• TASK REQUIREMENTS: Skip the pictures, please, and write out exactly the lines from the opening of the data through the line containing "XAxis, YAxis, ReferenceLine".

****************************************

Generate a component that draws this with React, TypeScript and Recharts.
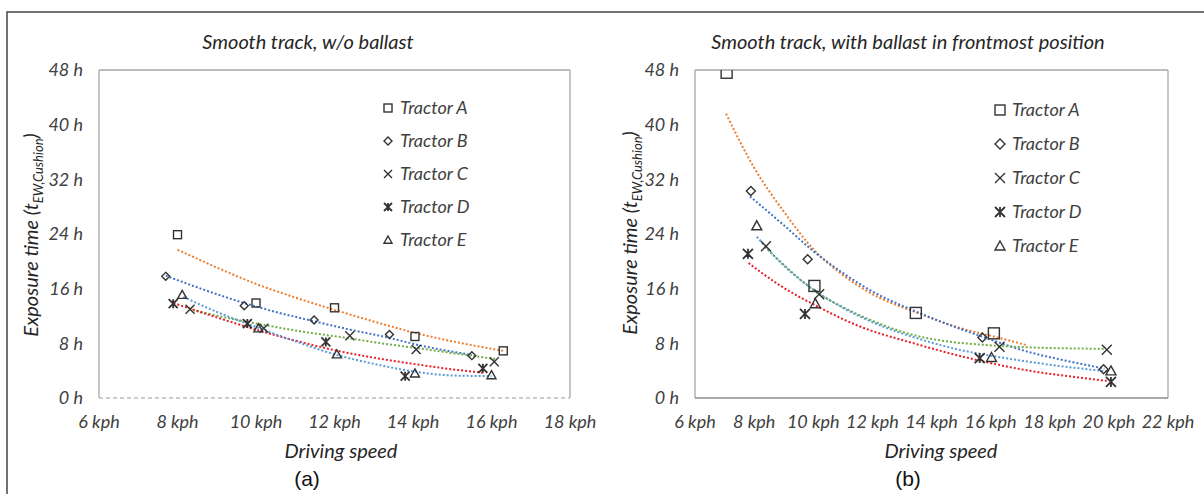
import React from 'react';
import { ComposedChart, Scatter, Line, XAxis, YAxis, ReferenceLine } from 'recharts';

// ---------- labels ----------
const TRACTORS = ['Tractor A', 'Tractor B', 'Tractor C', 'Tractor D', 'Tractor E'];
const LEFT_TITLE = 'Smooth track, w/o ballast';
const RIGHT_TITLE = 'Smooth track, with ballast in frontmost position';
const LEFT_X_TICKS = [6, 8, 10, 12, 14, 16, 18];
const RIGHT_X_TICKS = [6, 8, 10, 12, 14, 16, 18, 20, 22];
const Y_TICKS = [0, 8, 16, 24, 32, 40, 48];

// ---------- (a) measured points ----------
const leftA = [{ x: 8.0, y: 23.9 }, { x: 10.0, y: 13.9 }, { x: 12.0, y: 13.2 }, { x: 14.05, y: 9.0 }, { x: 16.3, y: 6.9 }];
const leftB = [{ x: 7.7, y: 17.8 }, { x: 9.7, y: 13.5 }, { x: 11.48, y: 11.4 }, { x: 13.4, y: 9.3 }, { x: 15.5, y: 6.2 }];
const leftC = [{ x: 8.32, y: 13.0 }, { x: 10.2, y: 10.2 }, { x: 12.39, y: 9.1 }, { x: 14.08, y: 7.1 }, { x: 16.07, y: 5.3 }];
const leftD = [{ x: 7.89, y: 13.8 }, { x: 9.78, y: 10.9 }, { x: 11.78, y: 8.2 }, { x: 13.8, y: 3.2 }, { x: 15.78, y: 4.35 }];
const leftE = [{ x: 8.12, y: 15.1 }, { x: 10.06, y: 10.2 }, { x: 12.06, y: 6.4 }, { x: 14.05, y: 3.6 }, { x: 16.0, y: 3.35 }];

// ---------- (a) trendlines ----------
const leftTrendA = [{ x: 8.0, y: 21.7 }, { x: 9, y: 19.1 }, { x: 10, y: 16.7 }, { x: 11, y: 14.7 }, { x: 12, y: 12.9 }, { x: 13, y: 11.2 }, { x: 14, y: 9.6 }, { x: 15, y: 8.3 }, { x: 16.3, y: 6.9 }];
const leftTrendB = [{ x: 7.7, y: 17.9 }, { x: 8.5, y: 16.2 }, { x: 9.7, y: 13.9 }, { x: 10.5, y: 12.6 }, { x: 11.5, y: 11.2 }, { x: 12.4, y: 10.0 }, { x: 13.4, y: 8.8 }, { x: 14.1, y: 7.8 }, { x: 15.5, y: 6.3 }];
const leftTrendC = [{ x: 8.3, y: 13.0 }, { x: 9.2, y: 11.8 }, { x: 10.2, y: 10.7 }, { x: 11.2, y: 9.7 }, { x: 12.3, y: 8.8 }, { x: 13.2, y: 8.0 }, { x: 14.1, y: 7.3 }, { x: 15.1, y: 6.5 }, { x: 16.1, y: 5.7 }];
const leftTrendD = [{ x: 7.9, y: 13.9 }, { x: 9, y: 11.8 }, { x: 10, y: 10.0 }, { x: 11, y: 8.4 }, { x: 12, y: 7.0 }, { x: 13, y: 5.9 }, { x: 14, y: 5.0 }, { x: 15, y: 4.2 }, { x: 15.8, y: 3.7 }];
const leftTrendE = [{ x: 8.15, y: 14.8 }, { x: 9, y: 12.6 }, { x: 10, y: 10.4 }, { x: 11, y: 8.3 }, { x: 12, y: 6.4 }, { x: 13, y: 5.0 }, { x: 14, y: 3.9 }, { x: 15, y: 3.3 }, { x: 16, y: 3.2 }];

// ---------- (b) measured points ----------
const rightA = [{ x: 7.07, y: 47.6 }, { x: 10.04, y: 16.4 }, { x: 13.47, y: 12.45 }, { x: 16.11, y: 9.46 }];
const rightB = [{ x: 7.89, y: 30.3 }, { x: 9.81, y: 20.3 }, { x: 15.72, y: 8.87 }, { x: 19.82, y: 4.2 }];
const rightC = [{ x: 8.4, y: 22.2 }, { x: 10.2, y: 15.2 }, { x: 16.3, y: 7.5 }, { x: 19.93, y: 7.06 }];
const rightD = [{ x: 7.79, y: 21.1 }, { x: 9.72, y: 12.3 }, { x: 15.63, y: 5.84 }, { x: 20.07, y: 2.35 }];
const rightE = [{ x: 8.09, y: 25.2 }, { x: 10.07, y: 13.8 }, { x: 16.03, y: 5.93 }, { x: 20.07, y: 3.97 }];

// ---------- (b) trendlines ----------
const rightTrendA = [{ x: 7.05, y: 41.6 }, { x: 8, y: 33.7 }, { x: 9, y: 27.3 }, { x: 10, y: 21.8 }, { x: 11, y: 18.0 }, { x: 12, y: 15.2 }, { x: 13.5, y: 12.5 }, { x: 15, y: 10.2 }, { x: 16.1, y: 9.0 }, { x: 17.25, y: 7.7 }];
const rightTrendB = [{ x: 7.86, y: 29.5 }, { x: 9, y: 25.3 }, { x: 10, y: 21.5 }, { x: 11, y: 18.3 }, { x: 12, y: 15.6 }, { x: 13.5, y: 12.6 }, { x: 15.7, y: 9.0 }, { x: 17.4, y: 6.6 }, { x: 18.4, y: 5.6 }, { x: 19.85, y: 4.3 }];
const rightTrendC = [{ x: 8.37, y: 22.1 }, { x: 8.9, y: 19.9 }, { x: 10.1, y: 15.5 }, { x: 11, y: 13.3 }, { x: 12, y: 11.3 }, { x: 13.4, y: 9.2 }, { x: 14.5, y: 8.3 }, { x: 15.7, y: 7.8 }, { x: 17.4, y: 7.4 }, { x: 19.85, y: 7.2 }];
const rightTrendD = [{ x: 7.81, y: 19.75 }, { x: 8.9, y: 16.4 }, { x: 10.1, y: 13.5 }, { x: 11.5, y: 10.6 }, { x: 13.4, y: 8.0 }, { x: 15.7, y: 5.4 }, { x: 17.3, y: 4.0 }, { x: 18.6, y: 3.2 }, { x: 19.95, y: 2.5 }];
const rightTrendE = [{ x: 8.09, y: 23.6 }, { x: 9, y: 19.4 }, { x: 10.1, y: 15.6 }, { x: 11, y: 13.2 }, { x: 12, y: 11.1 }, { x: 13.4, y: 8.9 }, { x: 15, y: 7.0 }, { x: 16, y: 6.2 }, { x: 17.3, y: 5.3 }, { x: 18.5, y: 4.6 }, { x: 19.95, y: 3.9 }];

// ---------- styling ----------
const TREND_COLORS = ['#ED7D31', '#4472C4', '#70AD47', '#E8202A', '#5B9BD5'];
const KINDS = ['square', 'diamond', 'x', 'star', 'triangle'];
const FONT = "Lato, 'Open Sans', sans-serif";
const MARK = '#333333';
const TICK = { fontSize: 18, fontStyle: 'italic', fill: '#404040', fontFamily: FONT };

function Marker({ kind, cx, cy, s }: { kind: string; cx: number; cy: number; s: number }) {
  const h = s / 2;
  const common = { fill: 'none', stroke: MARK, strokeWidth: 1.4 };
  if (cx == null || cy == null || isNaN(cx) || isNaN(cy)) return null;
  switch (kind) {
    case 'square':
      return <rect x={cx - h} y={cy - h} width={s} height={s} {...common} />;
    case 'diamond':
      return <polygon points={`${cx},${cy - h} ${cx + h},${cy} ${cx},${cy + h} ${cx - h},${cy}`} {...common} />;
    case 'x':
      return <path d={`M${cx - h},${cy - h}L${cx + h},${cy + h}M${cx - h},${cy + h}L${cx + h},${cy - h}`} {...common} />;
    case 'star':
      return <path d={`M${cx - h},${cy - h}L${cx + h},${cy + h}M${cx - h},${cy + h}L${cx + h},${cy - h}M${cx},${cy - h}L${cx},${cy + h}`} {...common} strokeWidth={1.8} />;
    default:
      return <polygon points={`${cx},${cy - h} ${cx + h},${cy + h * 0.8} ${cx - h},${cy + h * 0.8}`} {...common} />;
  }
}

type P = { x: number; y: number };

function Panel({
  points, trends, xTicks, xMax, width, left, right, sizes, dashedBottom,
}: {
  points: P[][]; trends: P[][]; xTicks: number[]; xMax: number; width: number; left: number; right: number; sizes: number[]; dashedBottom: boolean;
}) {
  return (
    <ComposedChart width={width} height={494} margin={{ top: 70, right, bottom: 66, left: 0 }}>
      <XAxis
        type="number" dataKey="x" domain={[6, xMax]} ticks={xTicks} allowDataOverflow
        axisLine={false} tickLine={false} tickSize={0} tickMargin={17} height={30}
        tick={TICK} tickFormatter={(v: number) => `${v} kph`} interval={0}
      />
      <YAxis
        type="number" dataKey="y" domain={[0, 48]} ticks={Y_TICKS} allowDataOverflow
        axisLine={false} tickLine={false} tickSize={0} tickMargin={16} width={left}
        tick={TICK} tickFormatter={(v: number) => `${v} h`} interval={0}
      />
      <ReferenceLine x={6} stroke="#A6A6A6" strokeWidth={1.3} />
      <ReferenceLine x={xMax} stroke="#A6A6A6" strokeWidth={1.3} />
      <ReferenceLine y={48} stroke="#A6A6A6" strokeWidth={1.3} />
      <ReferenceLine y={0} stroke={dashedBottom ? '#BDBDBD' : '#8C8C8C'} strokeWidth={1.3} strokeDasharray={dashedBottom ? '4 3' : undefined} />
      {trends.map((t, i) => (
        <Line key={`t${i}`} data={t} dataKey="y" type="monotone" stroke={TREND_COLORS[i]} strokeWidth={2}
          strokeDasharray="2 2" dot={false} activeDot={false} isAnimationActive={false} />
      ))}
      {points.map((d, i) => (
        <Scatter key={`s${i}`} data={d} dataKey="y" isAnimationActive={false}
          shape={(p: any) => <Marker kind={KINDS[i]} cx={p.cx} cy={p.cy} s={sizes[i]} />} />
      ))}
    </ComposedChart>
  );
}

function Legend({ x, y0, step, s }: { x: number; y0: number; step: number; s: number }) {
  return (
    <g>
      {TRACTORS.map((t, i) => (
        <g key={t}>
          <Marker kind={KINDS[i]} cx={x} cy={y0 + i * step} s={s} />
          <text x={x + 12} y={y0 + i * step + 6} fontSize={18} fontStyle="italic" fill="#404040" fontFamily={FONT}>{t}</text>
        </g>
      ))}
    </g>
  );
}

function YLabel({ x, y }: { x: number; y: number }) {
  return (
    <text transform={`translate(${x},${y}) rotate(-90)`} textAnchor="middle" fontSize={20} fontStyle="italic" fill="#262626" fontFamily={FONT}>
      Exposure time (t<tspan fontSize={13} dy={5}>EW,Cushion</tspan><tspan dy={-5}>)</tspan>
    </text>
  );
}

export default function App() {
  return (
    <div style={{ position: 'absolute', left: 0, top: 0, width: 1204, height: 494, background: '#fff', overflow: 'hidden' }}>
      <div style={{ position: 'absolute', left: 0, top: 0 }}>
        <Panel points={[leftA, leftB, leftC, leftD, leftE]} trends={[leftTrendA, leftTrendB, leftTrendC, leftTrendD, leftTrendE]}
          xTicks={LEFT_X_TICKS} xMax={18} width={600} left={99} right={30} sizes={[8, 8, 9, 9, 9]} dashedBottom />
      </div>
      <div style={{ position: 'absolute', left: 600, top: 0 }}>
        <Panel points={[rightA, rightB, rightC, rightD, rightE]} trends={[rightTrendA, rightTrendB, rightTrendC, rightTrendD, rightTrendE]}
          xTicks={RIGHT_X_TICKS} xMax={22} width={604} left={95} right={36} sizes={[11, 9, 10, 10, 10]} dashedBottom={false} />
      </div>
      <svg width={1204} height={494} style={{ position: 'absolute', left: 0, top: 0, pointerEvents: 'none' }}>
        <rect x={7} y={12} width={1400} height={700} fill="none" stroke="#444" strokeWidth={1.5} />
        <text x={308} y={49} textAnchor="middle" fontSize={20} fontStyle="italic" fill="#262626" fontFamily={FONT}>{LEFT_TITLE}</text>
        <text x={908} y={49} textAnchor="middle" fontSize={20} fontStyle="italic" fill="#262626" fontFamily={FONT}>{RIGHT_TITLE}</text>
        <YLabel x={38} y={235} />
        <YLabel x={637} y={233} />
        <text x={341} y={458} textAnchor="middle" fontSize={20} fontStyle="italic" fill="#262626" fontFamily={FONT}>Driving speed</text>
        <text x={941} y={458} textAnchor="middle" fontSize={20} fontStyle="italic" fill="#262626" fontFamily={FONT}>Driving speed</text>
        <text x={307} y={486} textAnchor="middle" fontSize={21} fill="#111" fontFamily="'Liberation Sans', Arial, sans-serif">(a)</text>
        <text x={908} y={486} textAnchor="middle" fontSize={21} fill="#111" fontFamily="'Liberation Sans', Arial, sans-serif">(b)</text>
        <Legend x={388} y0={108} step={33} s={8} />
        <Legend x={1000} y0={110} step={34} s={10} />
      </svg>
    </div>
  );
}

****************************************

• ANSWER TO THIS EXERCISE:
Generate a component that draws this with React, TypeScript and Recharts.
import React from 'react';
import { ComposedChart, Scatter, Line, XAxis, YAxis, ReferenceLine } from 'recharts';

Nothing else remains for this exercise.